The game is bridge without the bidding, akin to what
is known as MiniBridge (a name Hiron considers demeaning)
but with a commercial approach that eschews bridge
jargon and introduces simplified cards and scoring.
There are colors instead of suits and numbers instead
of honor cards – an “ace” instead
is 14, worth four points.
“There’s very little to remember, so
that you can get the game going immediately,” Hiron
says. “The brain strain is gone.”
Hiron admits she herself had trouble thinking of
herself as a non-bridge player. She naturally began
with instructions on how to bid a “game.” Out
of the Box representatives said, “Huh? The
game itself is the game, so how can you bid a game?” Instead,
a game bid is simply “10.”
Hiron is in Chicago promoting the game with Matt
Mariani, marketing director for Out of the Box, which
produced Apples to Apples, the No. 1 game of 2005.
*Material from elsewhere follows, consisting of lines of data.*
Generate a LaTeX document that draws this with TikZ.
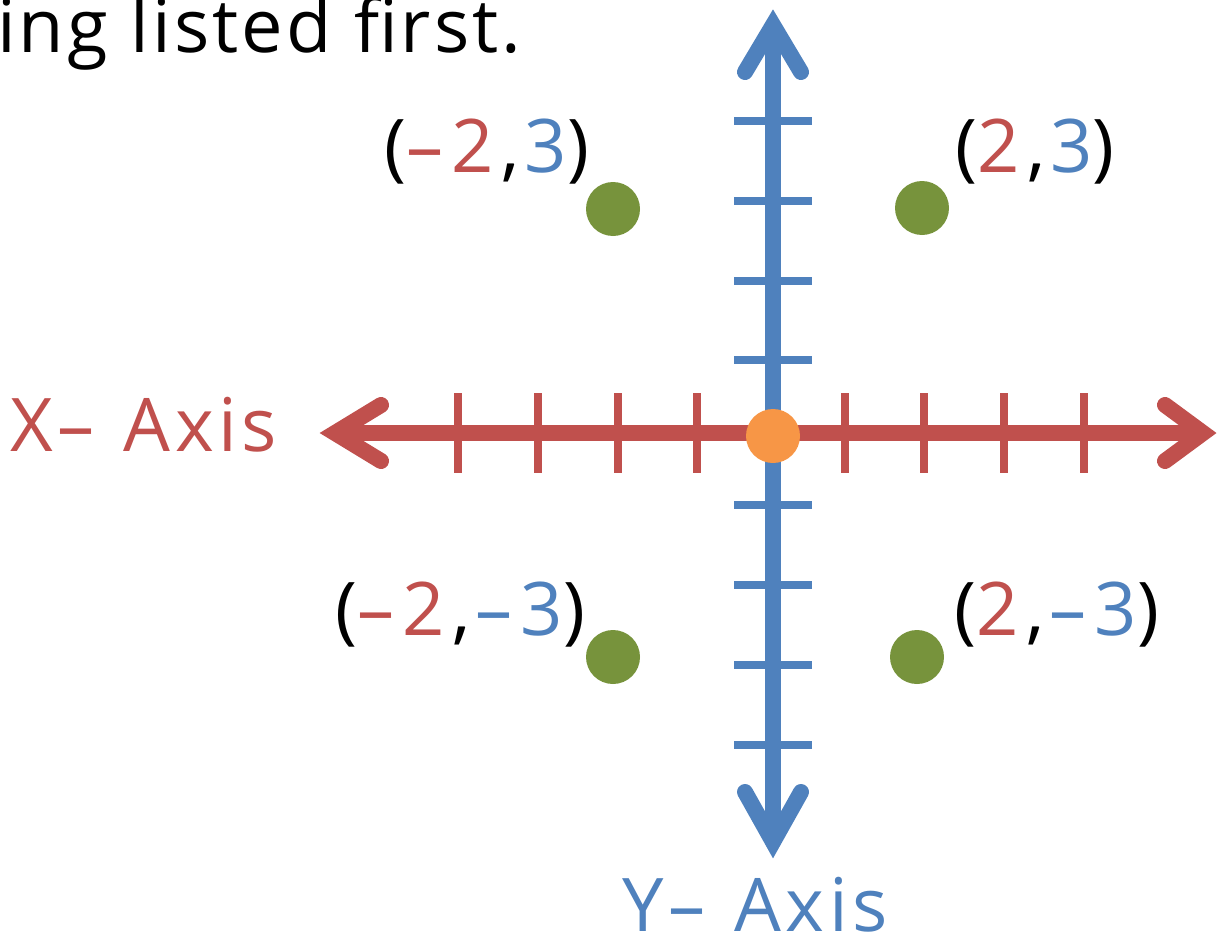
\documentclass[tikz,border=0pt]{standalone}
\usepackage{fontspec}
\setmainfont{Open Sans}
\newfontfamily\widefont[LetterSpace=6]{Open Sans}
\newfontfamily\coordfont[LetterSpace=11]{Open Sans}
\newfontfamily\midfont[LetterSpace=4.2]{Open Sans}
\newcommand\coordsep{\kern8pt,\kern5pt}
\definecolor{axred}{HTML}{C0504D}
\definecolor{axblue}{HTML}{4F81BD}
\definecolor{ptgreen}{HTML}{77933C}
\definecolor{ptorange}{HTML}{F79646}
\begin{document}
\begin{tikzpicture}[x=1pt,y=-1pt,
  axisline/.style={line width=16pt},
  headline/.style={line width=16pt, line cap=round, line join=miter},
  tickline/.style={line width=8pt},
  ptdot/.style={circle, fill=ptgreen, minimum size=54pt, inner sep=0pt},
  lbl/.style={font=\widefont\fontsize{74}{88}\selectfont, inner sep=0pt, anchor=base west},
  coordlbl/.style={lbl, font=\coordfont\fontsize{74}{88}\selectfont}]
\useasboundingbox (0,0) rectangle (1220,939);
% axis end points
\coordinate (xl) at (335,433);
\coordinate (xr) at (1203,433);
\coordinate (yt) at (773,25);
\coordinate (yb) at (773,842);
% x axis
\draw[axisline, axred] (xl) -- (xr);
\draw[headline, axred] (381,405) -- (xl) -- (381,461);
\draw[headline, axred] (1165,405) -- (xr) -- (1165,461);
\foreach \x in {458,538,618,697,845,924,1004,1084}
  \draw[tickline, axred] (\x,393) -- (\x,473);
% y axis
\draw[axisline, axblue] (yt) -- (yb);
\draw[headline, axblue] (745,72) -- (yt) -- (801,72);
\draw[headline, axblue] (745,792) -- (yb) -- (801,792);
\foreach \y in {121,201,281,360,505,585,665,745}
  \draw[tickline, axblue] (734,\y) -- (812,\y);
% origin
\node[circle, fill=ptorange, minimum size=54pt, inner sep=0pt] (o) at (773,436) {};
% points
\node[ptdot] (p1) at (613,209) {};
\node[ptdot] (p2) at (922,208) {};
\node[ptdot] (p3) at (613,657) {};
\node[ptdot] (p4) at (917,657) {};
% labels
\node[coordlbl] (l1) at (384,172) {(\textcolor{axred}{–2}\coordsep\textcolor{axblue}{3})};
\node[coordlbl] (l2) at (955,172) {(\textcolor{axred}{2}\coordsep\textcolor{axblue}{3})};
\node[coordlbl] (l3) at (335,635) {(\textcolor{axred}{–2}\coordsep\textcolor{axblue}{–3})};
\node[coordlbl] (l4) at (954,635) {(\textcolor{axred}{2}\coordsep\textcolor{axblue}{–3})};
\node[lbl, text=axred] (xa) at (10,451) {X–\hspace{6pt} Axis};
\node[lbl, text=axblue] (ya) at (622,931) {Y–\hspace{6pt} Axis};
\node[lbl, font=\midfont\fontsize{74}{88}\selectfont] (top) at (-3,53) {ing listed first.};
\end{tikzpicture}
\end{document}
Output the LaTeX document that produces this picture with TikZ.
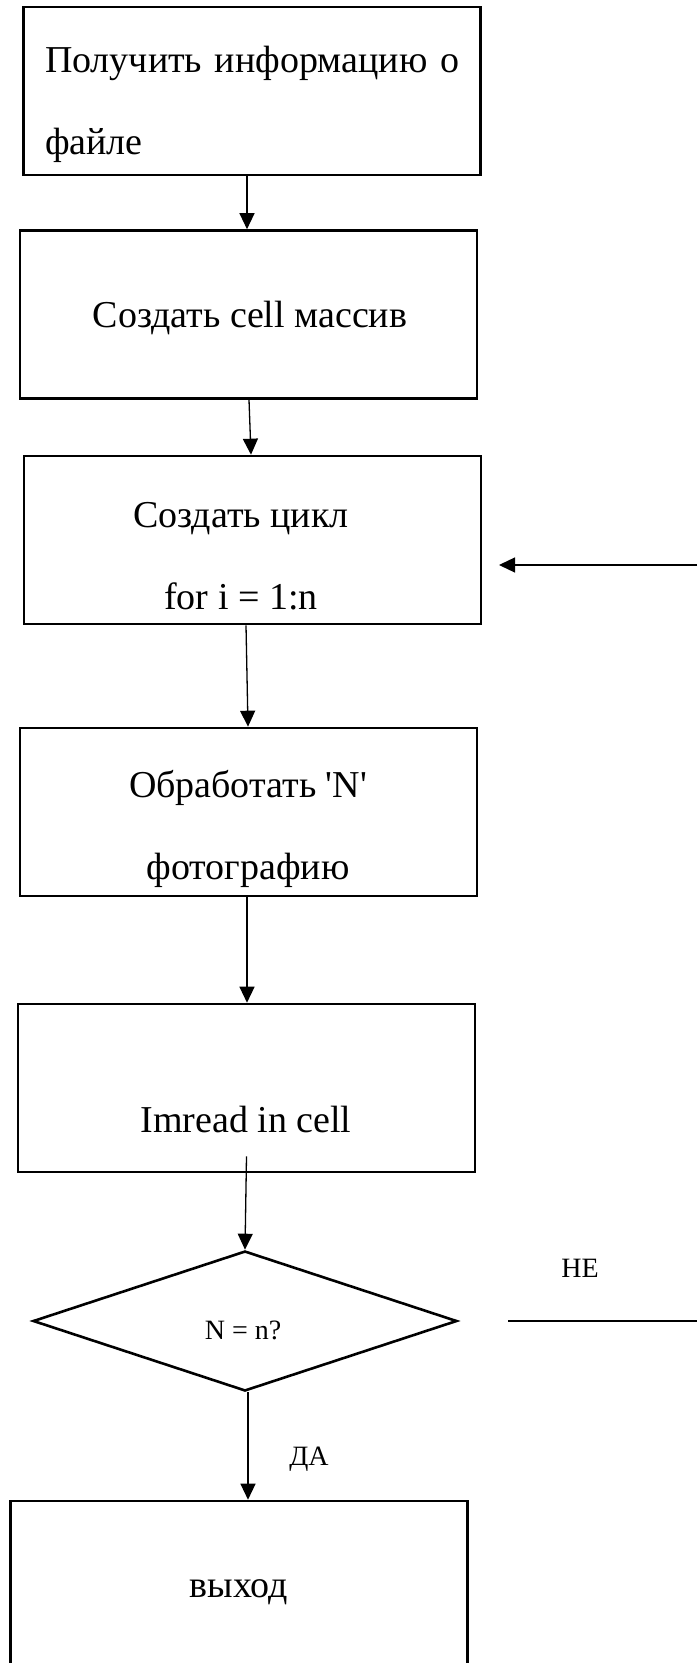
\documentclass[tikz,border=0pt]{standalone}
\usepackage{fontspec}
\setmainfont{Liberation Serif}
\usetikzlibrary{arrows.meta,shapes.geometric}

\tikzset{
  blok/.style={draw,line width=1.3pt,inner sep=0pt,minimum width=228.5pt,minimum height=84pt},
  txt/.style={font=\fontsize{19}{41}\selectfont,align=center,inner sep=0pt},
  small/.style={font=\fontsize{14}{17}\selectfont,inner sep=0pt},
  arr/.style={line width=0.65pt,-{Triangle[length=8pt,width=7.5pt]}},
  lin/.style={line width=0.65pt}
}

\begin{document}
\begin{tikzpicture}[x=0.5pt,y=-0.5pt]
  \useasboundingbox (0,0) rectangle (697,1663);

  \node[blok] (b1) at (252,91) {};
  \node[blok] (b2) at (248.5,314.5) {};
  \node[blok] (b3) at (252.5,540) {};
  \node[blok] (b4) at (248.5,812) {};
  \node[blok] (b5) at (246.5,1088) {};
  \node[blok] (b6) at (239,1585) {};
  \node[draw,line width=1.3pt,shape=diamond,inner sep=0pt,minimum width=212pt,minimum height=70pt] (dq) at (245,1321) {};

  \node[txt,text width=207pt,align=left] (t1) at (252,104.5)
    {\makebox[207pt][s]{Получить информацию о}\\файле};
  \node[txt] (t2) at (250,318) {Создать cell массив};
  \node[txt] (t3) at (241,556) {Создать цикл\\for i = 1:n};
  \node[txt] (t4) at (248,829) {Обработать \textquotesingle N\textquotesingle\\фотографию};
  \node[txt] (t5) at (246,1119) {Imread in cell};
  \node[txt] (t6) at (239,1592) {выход};
  \node[small] (tq) at (243,1330) {N = n?};
  \node[small] (tne) at (580,1268) {НЕ};
  \node[small] (tda) at (309,1459) {ДА};

  \coordinate (lpin) at (697,565);
  \coordinate (lpend) at (499,565);
  \coordinate (ne1) at (508,1321);
  \coordinate (ne2) at (697,1321);

  \draw[arr] ([xshift=-2.5pt]b1.south) -- ([xshift=-0.75pt]b2.north);
  \draw[arr] ([xshift=0.25pt]b2.south) -- ([xshift=-0.75pt]b3.north);
  \draw[arr] ([xshift=-3.25pt]b3.south) -- ([xshift=-0.25pt]b4.north);
  \draw[arr] ([xshift=-0.75pt]b4.south) -- ([xshift=0.25pt]b5.north);
  \draw[arr] ([yshift=8.5pt]b5.south) -- (dq.north);
  \draw[arr] ([xshift=1.5pt]dq.south) -- ([xshift=4.5pt]b6.north);
  \draw[arr] (lpin) -- (lpend);
  \draw[lin] (ne1) -- (ne2);
\end{tikzpicture}
\end{document}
“When Maureen first came to us with this game,
I said, ‘We have to do this,’” he
says. “My grandmother has been begging me to
learn bridge for 15 years, but the barrier to entry
is too high. Maureen has found a way to lower the
barrier, providing a solid foundation for playing
bridge in the future.”
Out of the Box introduced the game at Origins, a
national game convention. The company hosted a bridge
night in a room with space for 80 players and had
to turn some away.
“I had no idea it would be so successful until
Origins,” Mariani says.
Mariani’s 92-year-old grandmother lives in
the Chicago area and will visit the tournament. “She’s
so proud of me. We’re bringing bridge back!”
Players can purchase aBRIDGEd at the booth in the
Riverside Center. The game has been endorsed by the
World Bridge Federation and the ACBL.